Slumdog Millionaire (2008) trouxe um
feel good movie às bocas do mundo, mas também intensificou uma veia menos promissora e bem menos interessante do realizador, que já havia sido revelada com
The Beach (2000) numa escala bem menor.
A verdade é que se
Slumdog Millionaire, dentro de todos os seus defeitos - especialmente a sobrevalorização - era uma obra que na verdade tinha o seu mérito, no caso de
127 Horas fica-se com dúvidas. Baseado na história do alpinista e aventureiro, Aron Ralston, assumiu-se automaticamente que a veracidade e dramatismo da história seriam mais que suficientes para criar um filme. Mas como colocar isso num argumento de cerca de 90 minutos? Na verdade, nem
Danny Boyle nem
Simon Beaufoy perceberam. Aquilo que nos é apresentado não passa de um acontecimento emocionante, revelado de uma forma tediosa e arrastada ao máximo possível. Daí que não se compreenda - perante um argumento inexistente - que este filme esteja nomeado ao Óscar de
Melhor Argumento Adaptado, para não falar obviamente da sua nomeação principal a
Melhor Filme, a ocupar lugar a outros filmes bem melhores. Se na verdade é uma tarefa bastante complicada colocar em cinema e manter interessante uma história tão linear quanto esta, olha-se para o espanhol
Buried e encontra-se muito mais, com menos orçamento e possibilidades. Porém daqui coloca-se a questão: toda e qualquer potencial ideia interessante deve ser transformada em filme?
Em
127 Horas parte-se dos pressupostos clichés, das histórias motivadoras e de coragem.

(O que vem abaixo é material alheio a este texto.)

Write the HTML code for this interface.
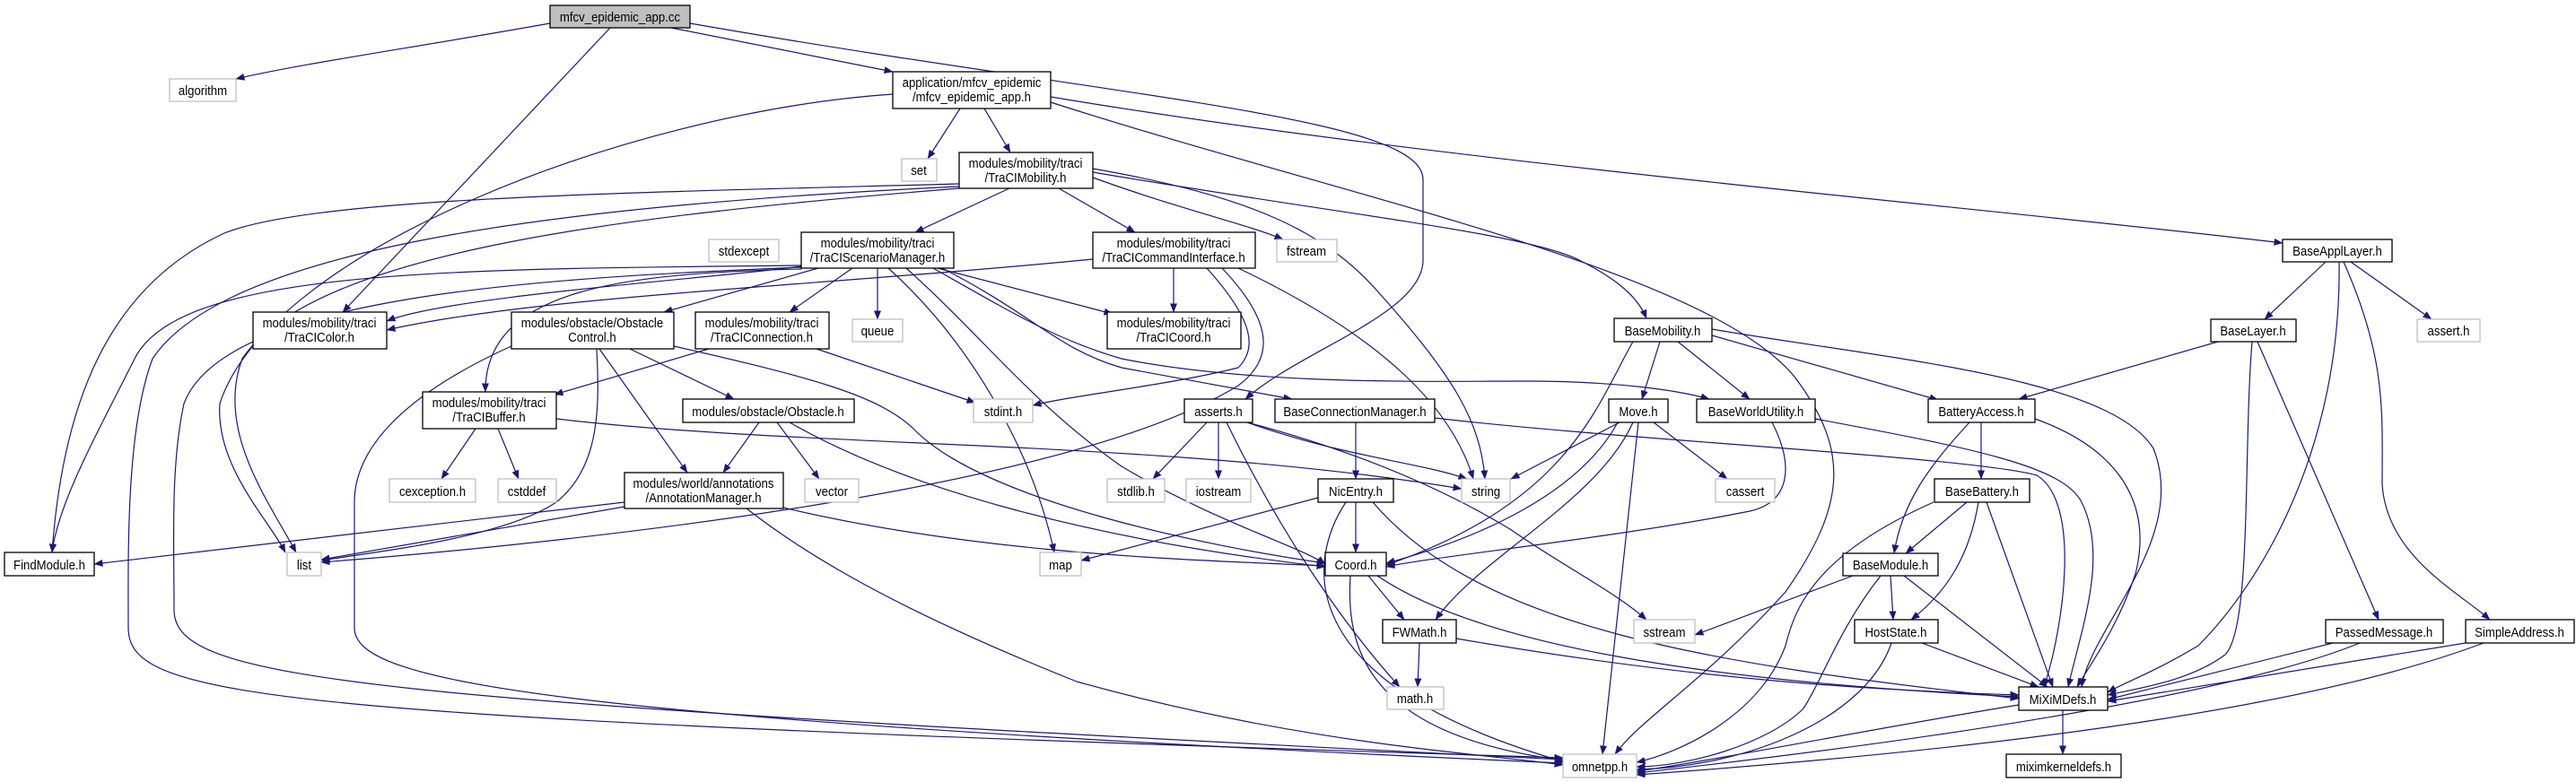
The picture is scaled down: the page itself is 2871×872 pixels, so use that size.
<!DOCTYPE html>
<html><head><meta charset="utf-8"><style>
html,body{margin:0;padding:0;background:#fff;}
svg{display:block;}
text{font-family:"Liberation Sans",sans-serif;font-size:14.5px;fill:#000;text-anchor:middle;transform-box:fill-box;transform-origin:center;transform:scaleX(.91);}
.n{fill:#fff;stroke:#000;stroke-width:1.3;}
.g{fill:#fff;stroke:#c0c0c0;stroke-width:1.3;}
.r{fill:#bfbfbf;stroke:#000;stroke-width:1.3;}
path{fill:none;stroke:#191970;stroke-width:1.2;marker-end:url(#a);}
</style></head><body>
<svg width="2871" height="872" viewBox="0 0 2871 872" xmlns="http://www.w3.org/2000/svg">
<defs><marker id="a" markerWidth="10" markerHeight="8" refX="9.5" refY="4" orient="auto" markerUnits="userSpaceOnUse"><polygon points="0,0 10,4 0,8" fill="#191970"/></marker></defs>
<g>
<path d="M613,26 C450,55 330,72 263,88"/>
<path d="M680,31 L382,348"/>
<path d="M748,31 L995,80"/>
<path d="M769,26 C1250,110 1586,130 1586,200 L1586,290 C1586,350 1450,390 1388,445"/>
<path d="M995,105 C700,125 300,280 245,450 C240,520 300,580 318,616"/>
<path d="M1070,121 L1034,177"/>
<path d="M1097,121 L1126,170"/>
<path d="M1171,108 C1600,180 2200,230 2544,271"/>
<path d="M1171,114 C1500,220 1900,300 2000,420 C2060,500 2060,560 1990,660 C1900,760 1830,800 1800,841"/>
<path d="M1125,210 L1020,259"/>
<path d="M1180,210 L1265,259"/>
<path d="M1218,198 C1320,235 1390,250 1430,267"/>
<path d="M1218,188 C1400,220 1480,260 1540,330 C1620,420 1650,470 1655,534"/>
<path d="M1218,192 C1500,240 1700,260 1760,290 C1800,310 1825,330 1835,355"/>
<path d="M1069,205 C700,215 350,220 250,260 C120,320 70,450 58,616"/>
<path d="M1069,208 C600,230 250,280 170,400 C140,480 143,620 143,700 C143,780 300,800 1742,845"/>
<path d="M1069,210 C700,240 350,280 270,400 C240,480 300,560 330,616"/>
<path d="M893,297 C800,310 500,330 431,358"/>
<path d="M912,299 L740,348"/>
<path d="M950,299 L880,348"/>
<path d="M978,299 L978,356"/>
<path d="M893,296 C500,300 200,300 150,400 C110,480 65,560 58,616"/>
<path d="M893,298 C600,310 250,330 205,450 C190,520 194,600 194,680 C194,760 400,780 1742,847"/>
<path d="M893,300 C700,305 540,320 541,437"/>
<path d="M990,299 C1080,380 1150,500 1175,616"/>
<path d="M1010,299 C1100,380 1150,450 1250,520 C1350,580 1450,610 1477,629"/>
<path d="M1045,299 L1240,350"/>
<path d="M1050,299 C1150,350 1180,390 1250,410 L1440,445"/>
<path d="M1040,299 C1130,350 1180,380 1250,400 C1400,430 1600,425 1700,425 C1800,425 1870,435 1905,445"/>
<path d="M1218,289 C900,320 600,330 431,368"/>
<path d="M1308,299 L1308,348"/>
<path d="M1345,299 C1400,360 1400,390 1380,410 C1300,430 1200,440 1151,452"/>
<path d="M1362,299 C1420,360 1420,400 1380,430 C1200,540 700,600 358,627"/>
<path d="M1380,299 C1550,380 1620,460 1642,534"/>
<path d="M702,389 L818,445"/>
<path d="M668,389 L766,527"/>
<path d="M665,389 C668,450 670,520 620,560 C560,600 420,615 358,625"/>
<path d="M751,386 C900,420 980,440 1020,480 C1100,560 1350,610 1477,628"/>
<path d="M572,385 C450,440 395,500 395,560 L395,700 C395,760 600,800 1742,851"/>
<path d="M790,389 L618,440"/>
<path d="M910,389 L1087,449"/>
<path d="M530,478 L492,534"/>
<path d="M555,478 L578,534"/>
<path d="M620,467 C900,500 1300,490 1629,545"/>
<path d="M846,471 L806,527"/>
<path d="M866,471 L913,534"/>
<path d="M880,471 C1000,540 1200,600 1477,632"/>
<path d="M696,560 L105,629"/>
<path d="M696,565 L358,624"/>
<path d="M873,566 C1100,620 1350,625 1477,631"/>
<path d="M832,567 C900,620 1000,680 1200,760 C1450,830 1650,840 1742,853"/>
<path d="M1345,471 L1285,534"/>
<path d="M1358,471 L1358,534"/>
<path d="M1390,471 C1500,510 1580,515 1635,534"/>
<path d="M1367,471 C1430,600 1500,700 1560,766"/>
<path d="M1390,471 C1500,500 1600,540 1683,590 C1740,630 1800,660 1835,691"/>
<path d="M1511,471 L1511,534"/>
<path d="M1599,466 C1800,490 2200,510 2270,530 C2320,560 2300,700 2278,766"/>
<path d="M1469,555 L1205,625"/>
<path d="M1511,560 L1511,616"/>
<path d="M1500,560 C1460,620 1430,760 1745,850"/>
<path d="M1530,560 C1650,700 1900,740 2250,779"/>
<path d="M1525,642 L1565,691"/>
<path d="M1505,642 C1500,720 1520,820 1745,848"/>
<path d="M1535,642 C1650,720 1900,760 2250,777"/>
<path d="M1582,717 L1580,766"/>
<path d="M1623,712 C1900,760 2100,770 2250,775"/>
<path d="M1805,471 L1684,534"/>
<path d="M1843,471 L1925,534"/>
<path d="M1803,471 C1760,550 1650,600 1545,628"/>
<path d="M1820,471 C1780,560 1650,620 1600,691"/>
<path d="M1826,471 L1786,841"/>
<path d="M1820,381 C1780,450 1750,560 1545,630"/>
<path d="M1975,471 C2000,520 1995,560 1950,570 C1800,600 1600,620 1545,632"/>
<path d="M1850,381 L1830,445"/>
<path d="M1870,381 L1950,445"/>
<path d="M1908,374 L2160,446"/>
<path d="M1908,367 C2100,400 2350,420 2400,500 C2440,600 2330,700 2320,766"/>
<path d="M2023,467 C2200,500 2300,520 2320,560 C2350,620 2320,700 2305,766"/>
<path d="M2208,471 L2208,534"/>
<path d="M2195,471 C2150,520 2120,560 2111,617"/>
<path d="M2268,467 C2360,500 2400,560 2380,640 C2360,700 2330,740 2315,766"/>
<path d="M2192,560 L2124,617"/>
<path d="M2205,560 C2195,620 2170,660 2130,691"/>
<path d="M2214,560 L2288,766"/>
<path d="M2155,560 C2020,620 2000,680 1990,720 C1960,800 1870,840 1824,850"/>
<path d="M2065,642 L1889,708"/>
<path d="M2107,642 L2110,691"/>
<path d="M2122,642 L2282,766"/>
<path d="M2096,642 C2050,700 2030,760 2010,790 C1970,830 1880,855 1824,855"/>
<path d="M2142,717 L2272,766"/>
<path d="M2108,717 C2080,800 1950,855 1824,858"/>
<path d="M2299,792 L2299,841"/>
<path d="M2250,786 C2100,810 1900,850 1824,860"/>
<path d="M2592,292 L2524,356"/>
<path d="M2620,292 L2710,356"/>
<path d="M2607,292 C2610,500 2520,650 2450,720 C2400,750 2370,760 2349,772"/>
<path d="M2612,292 C2660,400 2655,460 2655,540 C2660,620 2740,660 2775,691"/>
<path d="M2472,381 L2250,445"/>
<path d="M2510,381 C2500,500 2510,700 2480,730 C2440,760 2380,768 2349,775"/>
<path d="M2516,381 L2651,691"/>
<path d="M2600,717 L2349,780"/>
<path d="M2630,717 C2500,770 2200,820 1824,862"/>
<path d="M2748,717 L2349,782"/>
<path d="M2768,717 C2600,780 2300,830 1824,864"/>
</g>
<g>
<rect class="r" x="613" y="6" width="156" height="25"/><text x="691" y="24">mfcv_epidemic_app.cc</text>
<rect class="g" x="189" y="88" width="74" height="25"/><text x="226" y="106">algorithm</text>
<rect class="n" x="995" y="80" width="176" height="41"/><text x="1083" y="97">application/mfcv_epidemic</text><text x="1083" y="113">/mfcv_epidemic_app.h</text>
<rect class="g" x="1005" y="177" width="39" height="25"/><text x="1024" y="195">set</text>
<rect class="n" x="1069" y="170" width="149" height="40"/><text x="1143" y="187">modules/mobility/traci</text><text x="1143" y="203">/TraCIMobility.h</text>
<rect class="g" x="790" y="267" width="78" height="25"/><text x="829" y="285">stdexcept</text>
<rect class="n" x="893" y="259" width="170" height="40"/><text x="978" y="276">modules/mobility/traci</text><text x="978" y="292">/TraCIScenarioManager.h</text>
<rect class="n" x="1218" y="259" width="181" height="40"/><text x="1308" y="276">modules/mobility/traci</text><text x="1308" y="292">/TraCICommandInterface.h</text>
<rect class="g" x="1423" y="267" width="67" height="25"/><text x="1456" y="285">fstream</text>
<rect class="n" x="282" y="348" width="149" height="41"/><text x="356" y="365">modules/mobility/traci</text><text x="356" y="381">/TraCIColor.h</text>
<rect class="n" x="570" y="348" width="181" height="41"/><text x="660" y="365">modules/obstacle/Obstacle</text><text x="660" y="381">Control.h</text>
<rect class="n" x="775" y="348" width="149" height="41"/><text x="849" y="365">modules/mobility/traci</text><text x="849" y="381">/TraCIConnection.h</text>
<rect class="g" x="950" y="356" width="56" height="25"/><text x="978" y="374">queue</text>
<rect class="n" x="1234" y="348" width="149" height="41"/><text x="1308" y="365">modules/mobility/traci</text><text x="1308" y="381">/TraCICoord.h</text>
<rect class="n" x="1799" y="355" width="109" height="26"/><text x="1853" y="374">BaseMobility.h</text>
<rect class="n" x="2544" y="267" width="122" height="25"/><text x="2605" y="285">BaseApplLayer.h</text>
<rect class="n" x="2464" y="356" width="95" height="25"/><text x="2511" y="374">BaseLayer.h</text>
<rect class="g" x="2694" y="356" width="70" height="25"/><text x="2729" y="374">assert.h</text>
<rect class="n" x="471" y="437" width="149" height="41"/><text x="545" y="454">modules/mobility/traci</text><text x="545" y="470">/TraCIBuffer.h</text>
<rect class="n" x="761" y="445" width="191" height="26"/><text x="856" y="464">modules/obstacle/Obstacle.h</text>
<rect class="g" x="1085" y="445" width="66" height="26"/><text x="1118" y="464">stdint.h</text>
<rect class="n" x="1320" y="445" width="76" height="26"/><text x="1358" y="464">asserts.h</text>
<rect class="n" x="1421" y="445" width="178" height="26"/><text x="1510" y="464">BaseConnectionManager.h</text>
<rect class="n" x="1793" y="445" width="66" height="26"/><text x="1826" y="464">Move.h</text>
<rect class="n" x="1891" y="445" width="132" height="26"/><text x="1957" y="464">BaseWorldUtility.h</text>
<rect class="n" x="2149" y="445" width="119" height="26"/><text x="2208" y="464">BatteryAccess.h</text>
<rect class="g" x="434" y="534" width="96" height="26"/><text x="482" y="553">cexception.h</text>
<rect class="g" x="555" y="534" width="65" height="26"/><text x="587" y="553">cstddef</text>
<rect class="n" x="696" y="527" width="177" height="40"/><text x="784" y="544">modules/world/annotations</text><text x="784" y="560">/AnnotationManager.h</text>
<rect class="g" x="897" y="534" width="60" height="26"/><text x="927" y="553">vector</text>
<rect class="g" x="1234" y="534" width="64" height="26"/><text x="1266" y="553">stdlib.h</text>
<rect class="g" x="1322" y="534" width="72" height="26"/><text x="1358" y="553">iostream</text>
<rect class="n" x="1469" y="534" width="84" height="26"/><text x="1511" y="553">NicEntry.h</text>
<rect class="g" x="1629" y="534" width="54" height="26"/><text x="1656" y="553">string</text>
<rect class="g" x="1912" y="534" width="66" height="26"/><text x="1945" y="553">cassert</text>
<rect class="n" x="2156" y="534" width="106" height="26"/><text x="2209" y="553">BaseBattery.h</text>
<rect class="n" x="5" y="616" width="100" height="26"/><text x="55" y="635">FindModule.h</text>
<rect class="g" x="320" y="616" width="38" height="26"/><text x="339" y="635">list</text>
<rect class="g" x="1159" y="616" width="46" height="26"/><text x="1182" y="635">map</text>
<rect class="n" x="1477" y="616" width="68" height="26"/><text x="1511" y="635">Coord.h</text>
<rect class="n" x="2054" y="617" width="106" height="25"/><text x="2107" y="635">BaseModule.h</text>
<rect class="n" x="1541" y="691" width="82" height="26"/><text x="1582" y="710">FWMath.h</text>
<rect class="g" x="1821" y="691" width="68" height="26"/><text x="1855" y="710">sstream</text>
<rect class="n" x="2067" y="691" width="93" height="26"/><text x="2113" y="710">HostState.h</text>
<rect class="n" x="2592" y="691" width="131" height="26"/><text x="2657" y="710">PassedMessage.h</text>
<rect class="n" x="2748" y="691" width="121" height="26"/><text x="2808" y="710">SimpleAddress.h</text>
<rect class="g" x="1546" y="766" width="63" height="25"/><text x="1577" y="784">math.h</text>
<rect class="n" x="2250" y="766" width="99" height="26"/><text x="2299" y="785">MiXiMDefs.h</text>
<rect class="g" x="1742" y="841" width="82" height="26"/><text x="1783" y="860">omnetpp.h</text>
<rect class="n" x="2236" y="841" width="128" height="26"/><text x="2300" y="860">miximkerneldefs.h</text>
</g>
</svg>
</body></html>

Dos espíritos indomáveis e da busca de energia pessoal e auto-motivações em lugares inimagináveis. Se em algumas histórias resulta, aqui entramos numa espiral de tédio que só termina no final do filme. Da personagem principal nada se conhece - além das suas óbvias atitudes irreflectidas - nem através dos
flashbacks, cuja tarefa era supostamente essa: a de dar a conhecer a personagem principal e desviar o olhar do acontecimento principal, prolongando a história durante mais alguns minutos. E se essa solução técnica poderia ter salvo o filme, acaba por não resultar, pois a vida de Aron Ralston é aparentemente tão interessante como o filme: ou seja, nada. A história não é marcante, não é uma triunfante história real, não é impressionante, não é motivadora nem uma história de coragem. É simplesmente aborrecida.
Na realização,
Danny Boyle faz um trabalho vergonhoso. Se em
Slumdog Millionaire, mesmo tendo alguns momentos questionáveis, conseguiu cenas realmente brilhantes, em
127 Horas apoia-se em truques baratos para agarrar as emoções do espectador, de onde se destaca o estilo
videoclip da MTV. A montagem acelerada, o excesso de
split screens sem qualquer sentido, o uso inadequado de
flashbacks e a utilização
cliché da música e efeitos sonoros, contribuem para um sentimento negativo perante este trabalho. Tecnicamente, a fotografia de
Enrique Chediak e
Anthony Dod Mantle (
Slumdog Millionaire) é provavelmente a parte mais positiva do filme, repleta de imagens fulgurantes e assombrosas. Todas as outras categorias técnicas para as quais foi nomeado - especialmente
Melhor Montagem - são consequência da sobrevalorização do filme.
Quanto a
James Franco, num
one man show, faz o melhor que pode com aquilo que lhe é dado. Assume bem o seu papel de aventureiro, num ritmo frenético e contagiante, que sabe equilibrar com os momentos de desespero. O seu desempenho é intenso e nunca soa falso, mas está também longe de ser memorável. A sua nomeação para
Melhor Actor poderia ter cabido a outro actor cuja performance em
Blue Valentine (que também estreia esta semana) é superior:
Ryan Gosling.
O estilo frenético e exibicionista da câmara de
Danny Boyle tende a distrair a atenção do essencial do filme: a história humana do protagonista. Mas na verdade, neste caso havia muito pouco para fazer. É um filme onde uma vez mais predomina o estilo sobre a substância, criando uma obra extremamente irritante e aborrecida. Tirando a famosa e polémica cena que todos falam e que levou à criação deste filme - gráfica, mas não em demasia e perfeitamente justificável - falta a
127 Horas um espírito genuíno e dramático e que realmente sirva de inspiração ao espectador, como fazia crer. Para um filme que pretendia ilustrar a angústia vivenciada pelo protagonista, perde-se demasiado em elementos secundários que distraem claramente o espectador e eliminam esse sentimento angustiante e claustrofóbico (como acontece em
Buried). A única angústia muito bem retratada durante o filme é a sensação interminável de que o final nunca mais chega.